# Snakkeee



## Kadiddlehopper

Let me be clear "I don't like snakes !" But they make for a good model ,and look Kool !



DSC_7144 by Clyde Hopper, on Flickr



DSC_7142 by Clyde Hopper, on Flickr

And two to grow on .



DSC_7138 by Clyde Hopper, on Flickr



DSC_7150 by Clyde Hopper, on Flickr

All from this week ...


----------



## GAJoe

Nice!
I better start wearing my snake boots already


----------



## Kadiddlehopper

GAJoe said:


> Nice!
> I better start wearing my snake boots already



That is exactly what I thought when I saw it !


----------



## wvdawg

Man, this weather is all messed up!   I'm with you on keeping the distance - that's why we have long lenses!  What is that black object it is slithering across?  Great captures.


----------



## BassFrye82

Awesome shots!


----------



## Kadiddlehopper

wvdawg said:


> Man, this weather is all messed up!   I'm with you on keeping the distance - that's why we have long lenses!  What is that black object it is slithering across?  Great captures.

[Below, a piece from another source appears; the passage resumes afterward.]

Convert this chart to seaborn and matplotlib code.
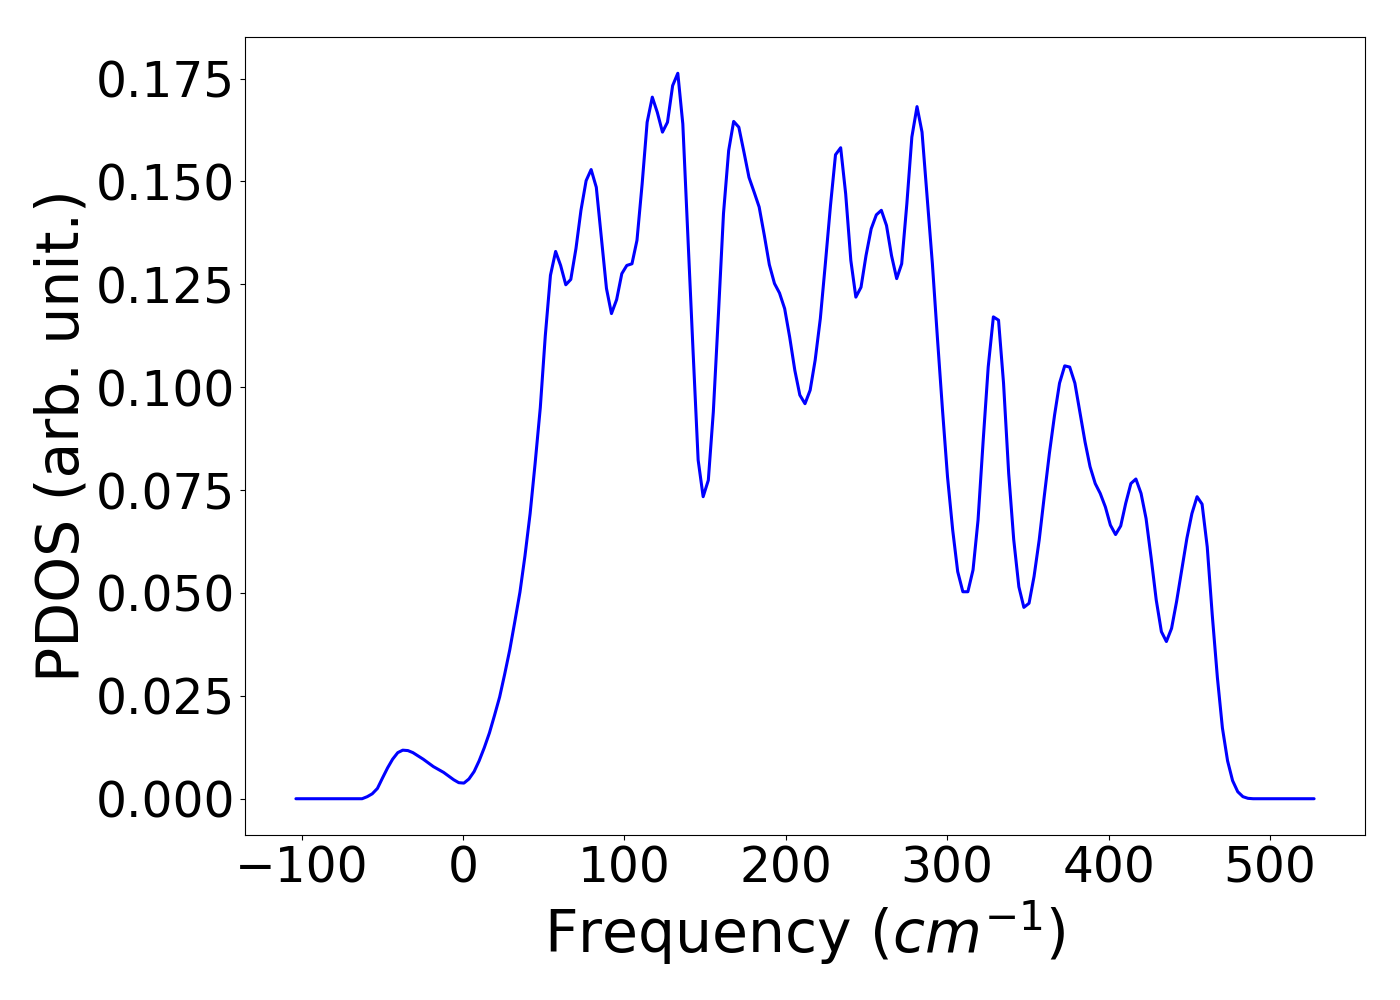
import matplotlib
matplotlib.use("Agg")
import matplotlib.pyplot as plt
import seaborn as sns

# phonon PDOS
freq = [-103.5, -62.5, -59.3, -56.2, -53.0, -49.9, -46.7, -43.6, -40.4, -37.3,
        -34.1, -31.0, -27.8, -24.6, -21.5, -18.3, -15.2, -12.0, -8.9, -5.7,
        -2.6, 0.6, 3.7, 6.9, 10.0, 13.2, 16.4, 19.5, 22.7, 25.8,
        29.0, 32.1, 35.3, 38.4, 41.6, 44.7, 47.9, 51.0, 54.2, 57.4,
        60.5, 63.7, 66.8, 70.0, 73.1, 76.3, 79.4, 82.6, 85.7, 88.9,
        92.0, 95.2, 98.4, 101.5, 104.7, 107.8, 111.0, 114.1, 117.3, 120.4,
        123.6, 126.7, 129.9, 133.1, 136.2, 139.4, 142.5, 145.7, 148.8, 152.0,
        155.1, 158.3, 161.4, 164.6, 167.7, 170.9, 174.1, 177.2, 180.4, 183.5,
        186.7, 189.8, 193.0, 196.1, 199.3, 202.4, 205.6, 208.7, 211.9, 215.1,
        218.2, 221.4, 224.5, 227.7, 230.8, 234.0, 237.1, 240.3, 243.4, 246.6,
        249.7, 252.9, 256.1, 259.2, 262.4, 265.5, 268.7, 271.8, 275.0, 278.1,
        281.3, 284.4, 287.6, 290.8, 293.9, 297.1, 300.2, 303.4, 306.5, 309.7,
        312.8, 316.0, 319.1, 322.3, 325.4, 328.6, 331.8, 334.9, 338.1, 341.2,
        344.4, 347.5, 350.7, 353.8, 357.0, 360.1, 363.3, 366.5, 369.6, 372.8,
        375.9, 379.1, 382.2, 385.4, 388.5, 391.7, 394.8, 398.0, 401.1, 404.3,
        407.5, 410.6, 413.8, 416.9, 420.1, 423.2, 426.4, 429.5, 432.7, 435.8,
        439.0, 442.1, 445.3, 448.5, 451.6, 454.8, 457.9, 461.1, 464.2, 467.4,
        470.5, 473.7, 476.8, 480.0, 483.2, 486.3, 489.5, 527.3]

pdos = [0.0, 0.0, 0.0005, 0.0012, 0.0025, 0.0050, 0.0075, 0.0096, 0.0112, 0.0118,
        0.0117, 0.0112, 0.0104, 0.0096, 0.0087, 0.0078, 0.0071, 0.0064, 0.0055, 0.0046,
        0.0039, 0.0038, 0.0048, 0.0066, 0.0092, 0.0124, 0.0160, 0.0202, 0.0247, 0.0302,
        0.0362, 0.0430, 0.0502, 0.0590, 0.0693, 0.0815, 0.0950, 0.1125, 0.1272, 0.1330,
        0.1296, 0.1249, 0.1262, 0.1337, 0.1430, 0.1502, 0.1529, 0.1486, 0.1365, 0.1240,
        0.1179, 0.1213, 0.1276, 0.1296, 0.1300, 0.1357, 0.1494, 0.1644, 0.1705, 0.1668,
        0.1620, 0.1644, 0.1733, 0.1763, 0.1640, 0.1362, 0.1092, 0.0823, 0.0734, 0.0774,
        0.0940, 0.1180, 0.1422, 0.1575, 0.1646, 0.1632, 0.1571, 0.1510, 0.1474, 0.1438,
        0.1369, 0.1298, 0.1252, 0.1229, 0.1191, 0.1122, 0.1041, 0.0981, 0.0960, 0.0993,
        0.1066, 0.1167, 0.1300, 0.1442, 0.1565, 0.1582, 0.1470, 0.1308, 0.1219, 0.1243,
        0.1320, 0.1385, 0.1419, 0.1430, 0.1393, 0.1320, 0.1264, 0.1300, 0.1446, 0.1608,
        0.1682, 0.1620, 0.1462, 0.1301, 0.1122, 0.0944, 0.0782, 0.0653, 0.0552, 0.0503,
        0.0503, 0.0556, 0.0677, 0.0871, 0.1049, 0.1171, 0.1163, 0.1010, 0.0790, 0.0630,
        0.0515, 0.0465, 0.0475, 0.0540, 0.0629, 0.0734, 0.0839, 0.0932, 0.1010, 0.1052,
        0.1049, 0.1010, 0.0940, 0.0867, 0.0807, 0.0766, 0.0742, 0.0709, 0.0665, 0.0642,
        0.0663, 0.0718, 0.0766, 0.0777, 0.0742, 0.0681, 0.0584, 0.0483, 0.0406, 0.0382,
        0.0414, 0.0479, 0.0556, 0.0633, 0.0693, 0.0734, 0.0716, 0.0612, 0.0447, 0.0294,
        0.0172, 0.0092, 0.0044, 0.0017, 0.0005, 0.0001, 0.0, 0.0]

sns.set_style("ticks", {"axes.edgecolor": "black", "xtick.color": "black",
                        "ytick.color": "black", "text.color": "black",
                        "axes.labelcolor": "black"})
plt.rcParams['font.family'] = ['DejaVu Sans']

fig, ax = plt.subplots(figsize=(14, 10), dpi=100)
sns.lineplot(x=freq, y=pdos, color='blue', linewidth=2.2, sort=False,
             estimator=None, ax=ax)
ax.set_xlabel('Frequency ($cm^{-1}$)', fontsize=42)
ax.set_ylabel('PDOS (arb. unit.)', fontsize=42)
ax.set_yticks([0, 0.025, 0.05, 0.075, 0.1, 0.125, 0.15, 0.175])
ax.tick_params(labelsize=35, length=3.5, width=0.8)
plt.subplots_adjust(left=0.175, right=0.975, top=0.963, bottom=0.165)
plt.savefig('out.png', dpi=100)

Dennis, It is some kind of black tube ,it's larger than a drinking straw . This guy was in a catch pond ,full of all kinds of trash . Lots of tennis balls and water bottles .


BassFrye82 said:


> Awesome shots!



Thank you Sir !


----------



## natureman

Great shots.  I don't care for snakes either but they do look cool.


----------



## rip18

Nicely done on all of them!


----------



## Kawaliga

Looks like a coachwhip to me.


----------



## Kadiddlehopper

natureman said:


> Great shots.  I don't care for snakes either but they do look cool.


Thank you Natureman


rip18 said:


> Nicely done on all of them!


Thanks Robert



Kawaliga said:


> Looks like a coachwhip to me.



Kawaliga , I'll have to take your word on that , unless it rattles I have no idea ,LOL


----------



## watermedic

Red bellied water snake


----------



## BassFrye82

@kadiddlehopper  No sirs here...I'm a woman. lol


----------



## Kadiddlehopper

watermedic said:


> Red bellied water snake


Looks like a good name for this one !


BassFrye82 said:


> @kadiddlehopper  No sirs here...I'm a woman. lol



OOps , I'm pleasantly Corrected ! I'll get to knowing everyone again before long . Of Course I could have just paid attention to the jeep photo ' SMH


----------



## pdsniper

nice pictures I love the one of the Great Blue Heron


----------



## Kadiddlehopper

pdsniper said:


> nice pictures I love the one of the Great Blue Heron



Thanks ,Pdsniper !


----------